INPUT DATA –
Start

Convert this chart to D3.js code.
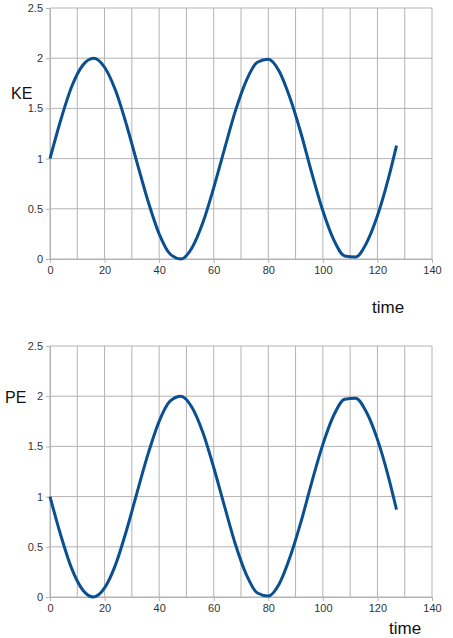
<!DOCTYPE html>
<html><head><meta charset="utf-8">
<script src="https://cdn.jsdelivr.net/npm/d3@7"></script>
<style>body{margin:0;background:#fff;font-family:"Liberation Sans",Arial,sans-serif}</style>
</head><body>
<script>
// values
var time = [0,4,8,12,16,20,24,28,32,36,40,44,48,52,56,60,64,68,72,76,80,84,88,92,96,100,104,108,112,116,120,124,127];
var ke = [1,1.39,1.72,1.93,2,1.91,1.68,1.34,0.95,0.57,0.25,0.05,0,0.11,0.36,0.71,1.1,1.48,1.78,1.96,1.99,1.87,1.6,1.25,0.85,0.48,0.19,0.03,0.02,0.16,0.43,0.8,1.13];
var pe = [1,0.61,0.28,0.07,0,0.09,0.32,0.66,1.05,1.43,1.75,1.95,2,1.89,1.64,1.29,0.9,0.52,0.22,0.04,0.01,0.13,0.4,0.75,1.15,1.52,1.81,1.97,1.98,1.84,1.57,1.2,0.87];
var xTicks = d3.range(0, 141, 20);
var yTicks = [0,0.5,1,1.5,2,2.5];

var svg = d3.select("body").append("svg").attr("width",453).attr("height",638);

function chart(top, vals, label, labelPos, timePos) {
  var x = d3.scaleLinear().domain([0,140]).range([50,432]);
  var y = d3.scaleLinear().domain([0,2.5]).range([top+251, top]);
  var g = svg.append("g");
  g.selectAll(".vg").data(d3.range(0,141,10)).enter().append("line")
    .attr("x1",d=>x(d)).attr("x2",d=>x(d)).attr("y1",y(0)).attr("y2",y(2.5))
    .attr("stroke","#b3b3b3").attr("stroke-width",1);
  g.selectAll(".hg").data(yTicks).enter().append("line")
    .attr("x1",x(0)).attr("x2",x(140)).attr("y1",d=>y(d)).attr("y2",d=>y(d))
    .attr("stroke","#b3b3b3").attr("stroke-width",1);
  var xa = g.append("g").attr("transform","translate(0,"+y(0)+")")
    .call(d3.axisBottom(x).tickValues(xTicks).tickSize(4).tickFormat(d3.format("d")));
  var ya = g.append("g").attr("transform","translate("+x(0)+",0)")
    .call(d3.axisLeft(y).tickValues(yTicks).tickSize(4).tickFormat(d=>d));
  [xa,ya].forEach(a=>{a.select(".domain").attr("stroke","#b3b3b3");
    a.selectAll("line").attr("stroke","#b3b3b3");
    a.selectAll("text").attr("font-size",11).attr("fill","#333")
     .attr("font-family","Liberation Sans, Arial");});
  var line = d3.line().x((d,i)=>x(time[i])).y(d=>y(d)).curve(d3.curveMonotoneX);
  g.append("path").datum(vals).attr("d",line).attr("fill","none")
    .attr("stroke","#0a4f8f").attr("stroke-width",3);
  g.append("text").attr("x",labelPos[0]).attr("y",labelPos[1]).text(label)
    .attr("font-size",16).attr("fill","#111");
  g.append("text").attr("x",timePos[0]).attr("y",timePos[1]).text("time")
    .attr("font-size",17).attr("fill","#111");
}
chart(8, ke, "KE", [11,99], [372,313]);
chart(346, pe, "PE", [5,403], [389,634]);
</script>
</body></html>
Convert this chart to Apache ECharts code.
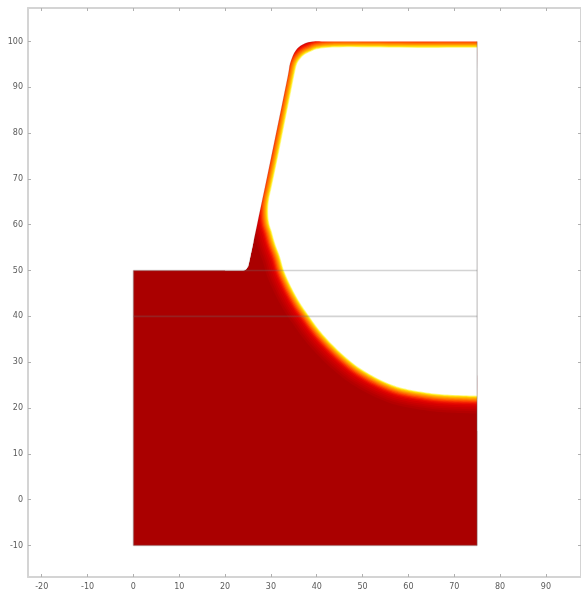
<!DOCTYPE html>
<html><head><meta charset="utf-8">
<script src="https://cdn.jsdelivr.net/npm/echarts@6/dist/echarts.min.js"></script>
<style>html,body{margin:0;padding:0;background:#fff;overflow:hidden}#c{width:581px;height:595px}</style>
</head><body><div id="c"></div>
<script>
const xTicks=[-20,-10,0,10,20,30,40,50,60,70,80,90];
const yTicks=[-10,0,10,20,30,40,50,60,70,80,90,100];
// outer wall of the domain
const wallX=[0,0,24.0,24.5,24.9,25.3,27.4,29.5,33.0,33.8,34.2,35.0,36.0,37.5,39.3,42,50,75];
const wallY=[-10,50,50,50.2,50.7,52.0,62.0,72.0,89.0,93.0,95.2,97.3,98.7,99.6,100,100,100,100];
// phase interface (yellow edge)
const interfaceX=[75,70,60,50,45,42.5,40,38.8,37.5,36.5,35.7,35.1,34.6,34.2,32.6,31.4,30.2,29.6,29.4,29.6,30.2,30.9,32,32.8,33.9,35.2,36.6,38.2,39.9,41.8,44.2,46.6,49,51.6,54.5,57.5,60.4,63.3,66.2,69.1,72,75];
const interfaceY=[98.6,98.6,98.6,98.7,98.7,98.6,98.3,97.8,97.2,96.3,95,92.5,90,88,80,74,68.3,65.5,63,60.5,58.5,56,53,50.2,47.6,45,42.6,40.3,37.9,35.6,33.1,30.9,29,27.4,25.9,24.7,24,23.5,23.1,22.9,22.8,22.7];
// gradient: depth below the interface and its colour, deep to shallow
const depths=[4.4,3.9,3.4,3.0,2.6,2.2,1.9,1.65,1.4,1.15,0.92,0.7,0.5,0.32,0.16];
const depthColors=['#aa0000','#b40000','#be0000','#c80000','#d40000','#e00400','#ec1000','#f62800','#ff4800','#ff6c00','#ff8c00','#ffac00','#ffcc00','#ffec20','#fffb90'];
// mesh lines drawn over the field
const meshX=[[0,75],[0,75],[75,75],[0,75],[0,0]];
const meshY=[[50,50],[40,40],[-10,100],[-10,-10],[-10,50]];
const lineColor='rgba(110,110,110,0.3)';
const zip=(a,b)=>a.map((v,i)=>[v,b[i]]);
const wall=zip(wallX,wallY), iface=zip(interfaceX,interfaceY);
// round the drawn curve between the read points
function rounded(pts){
  const out=[];
  for(let i=0;i<pts.length-1;i++){
    const a=pts[Math.max(i-1,0)],b=pts[i],c=pts[i+1],d=pts[Math.min(i+2,pts.length-1)];
    for(let k=0;k<5;k++){
      const t=k/5,t2=t*t,t3=t2*t;
      out.push([0,1].map(j=>0.5*(2*b[j]+(c[j]-a[j])*t+(2*a[j]-5*b[j]+4*c[j]-d[j])*t2+(3*b[j]-a[j]-3*c[j]+d[j])*t3)));
    }
  }
  out.push(pts[pts.length-1]);
  return out;
}
function renderField(params,api){
  if(params.dataIndex!==0) return null;
  const P=p=>api.coord(p);
  const ifacePx=rounded(iface.map(P));
  const wallPx=rounded(wall.slice(2).map(P));
  const base=wall.slice(0,2).map(P).concat(wallPx,[P([75,-10])]);
  const children=[{type:'polygon',shape:{points:base},style:{fill:'#aa0000'}}];
  const unit=api.size([1,0])[0];
  depths.forEach((d,i)=>{
    children.push({type:'polyline',shape:{points:ifacePx},
      style:{stroke:depthColors[i],lineWidth:2*d*unit,fill:null,lineJoin:'round',lineCap:'butt'}});
  });
  // empty side of the interface
  children.push({type:'polygon',shape:{points:ifacePx},style:{fill:'#fff'}});
  // outside of the wall
  const wallOut=wallPx.concat([[75,15],[80,15],[80,105],[20,105],[20,50]].map(P));
  children.push({type:'polygon',shape:{points:wallOut},style:{fill:'#fff'}});
  return {type:'group',children};
}
const axisCommon=(ticks)=>({
  axisLine:{show:true,onZero:false,lineStyle:{color:'#d4d4d4',width:2}},
  axisTick:{show:true,inside:true,length:3,customValues:ticks,lineStyle:{color:'#b0b0b0',width:1}},
  splitLine:{show:false}
});
const labelStyle={color:'#5a5a5a',fontSize:8,fontFamily:'DejaVu Sans'};
const series=[{type:'custom',coordinateSystem:'cartesian2d',silent:true,clip:true,data:[[0,0]],renderItem:renderField,z:1}];
meshX.forEach((mx,i)=>series.push({type:'line',data:zip(mx,meshY[i]),symbol:'none',silent:true,z:3,
  lineStyle:{color:lineColor,width:1.6}}));
series.push({type:'line',data:wall.slice(2,15),symbol:'none',smooth:0.2,silent:true,z:3,lineStyle:{color:'rgba(110,110,110,0.15)',width:1}});
const chart=echarts.init(document.getElementById('c'),null,{renderer:'canvas'});
chart.setOption({
  animation:false,backgroundColor:'#fff',
  grid:{left:28,top:8,width:553.5,height:569,containLabel:false},
  xAxis:[
    Object.assign({type:'value',position:'bottom',min:-23,max:97.66,
      axisLabel:Object.assign({show:true,customValues:xTicks,margin:6},labelStyle)},axisCommon(xTicks)),
    Object.assign({type:'value',position:'top',min:-23,max:97.66,axisLabel:{show:false}},axisCommon(xTicks))
  ],
  yAxis:[
    Object.assign({type:'value',position:'left',min:-16.87,max:107.3,
      axisLabel:Object.assign({show:true,customValues:yTicks,margin:5},labelStyle)},axisCommon(yTicks)),
    Object.assign({type:'value',position:'right',min:-16.87,max:107.3,axisLabel:{show:false}},axisCommon(yTicks))
  ],
  series
});
</script></body></html>
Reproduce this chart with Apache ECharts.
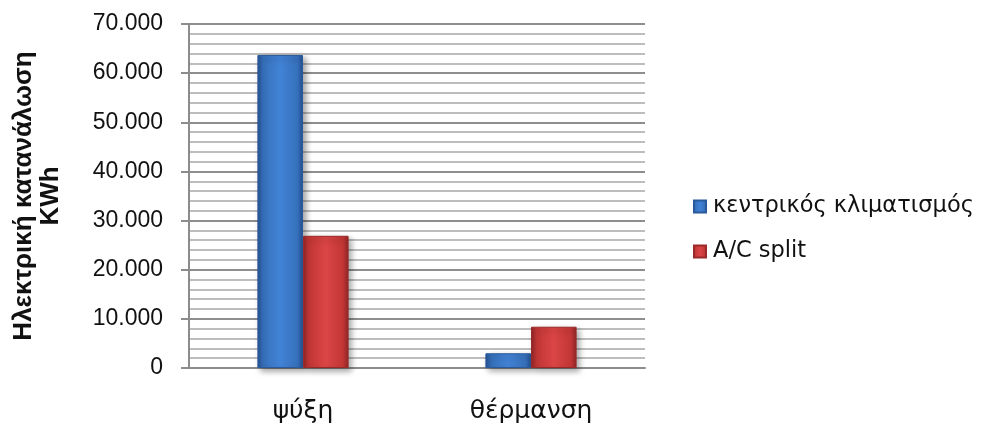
<!DOCTYPE html>
<html>
<head>
<meta charset="utf-8">
<style>
  html, body { margin: 0; padding: 0; background: #ffffff; }
  #chart { width: 989px; height: 426px; }
</style>
<script src="https://cdn.jsdelivr.net/npm/echarts@6/dist/echarts.min.js"></script>
</head>
<body>
<div id="chart"></div>
<script>
// Electricity consumption (kWh) by use, central A/C vs split units
const categories = ['ψύξη', 'θέρμανση'];
const centralValues = [63700, 3000];
const splitValues = [26900, 8400];
const seriesNames = ['κεντρικός κλιματισμός', 'A/C split'];
const yAxisTitle = 'Ηλεκτρική κατανάλωση\nKWh';

function thousands(v) {
  return String(v).replace(/\B(?=(\d{3})+(?!\d))/g, '.');
}

function barFill(edge, mid, light) {
  return new echarts.graphic.LinearGradient(0, 0, 1, 0, [
    { offset: 0, color: edge },
    { offset: 0.12, color: mid },
    { offset: 0.5, color: light },
    { offset: 0.88, color: mid },
    { offset: 1, color: edge }
  ]);
}

const chart = echarts.init(document.getElementById('chart'));
const labelFont = '"DejaVu Sans", sans-serif';

chart.setOption({
  animation: false,
  grid: { left: 189, right: 344, top: 24, bottom: 58, containLabel: false },
  legend: {
    orient: 'vertical',
    left: 688,
    top: 190,
    icon: 'rect',
    itemWidth: 12,
    itemHeight: 12,
    itemGap: 22,
    textStyle: { fontFamily: labelFont, fontSize: 22.5, color: '#111', padding: [0, 0, 0, 2] },
    data: seriesNames
  },
  xAxis: {
    type: 'category',
    data: categories,
    axisLine: { show: true, lineStyle: { color: '#8c8c8c', width: 2 } },
    axisTick: { show: false },
    axisLabel: { fontFamily: labelFont, fontSize: 25, color: '#111', margin: 31 }
  },
  yAxis: {
    type: 'value',
    min: 0,
    max: 70000,
    interval: 10000,
    name: yAxisTitle,
    nameLocation: 'middle',
    nameRotate: 90,
    nameGap: 125,
    nameTextStyle: {
      fontFamily: '"Liberation Sans", Arial, sans-serif',
      fontWeight: 'bold',
      fontSize: 26,
      color: '#111',
      lineHeight: 27
    },
    axisLine: { show: true, lineStyle: { color: '#8c8c8c', width: 2 } },
    axisTick: { show: true, length: 8, lineStyle: { color: '#8c8c8c', width: 2 } },
    axisLabel: {
      fontFamily: '"Liberation Sans", Arial, sans-serif',
      fontSize: 23,
      color: '#111',
      margin: 26,
      formatter: thousands
    },
    splitLine: { show: true, lineStyle: { color: '#8e8e8e', width: 2 } },
    minorTick: { show: false, splitNumber: 5 },
    minorSplitLine: { show: true, lineStyle: { color: '#bdbdbd', width: 2 } }
  },
  series: [
    {
      name: seriesNames[0],
      type: 'bar',
      data: centralValues,
      barGap: '0%',
      barCategoryGap: '60%',
      itemStyle: {
        color: barFill('#254f8e', '#3670bb', '#4283d6'),
        borderColor: '#2a5a9c',
        borderWidth: 1,
        shadowColor: 'rgba(0,0,0,0.35)',
        shadowBlur: 6,
        shadowOffsetX: 3,
        shadowOffsetY: 3
      }
    },
    {
      name: seriesNames[1],
      type: 'bar',
      data: splitValues,
      itemStyle: {
        color: barFill('#8e2424', '#c23636', '#db4545'),
        borderColor: '#9a2a2a',
        borderWidth: 1,
        shadowColor: 'rgba(0,0,0,0.35)',
        shadowBlur: 6,
        shadowOffsetX: 3,
        shadowOffsetY: 3
      }
    }
  ]
});
</script>
</body>
</html>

End

GIVEN PROBLEM – A line counts if it holds the word "code". Work out how many lines in the listing count, and give only that number.

WRITTEN ANSWER – 2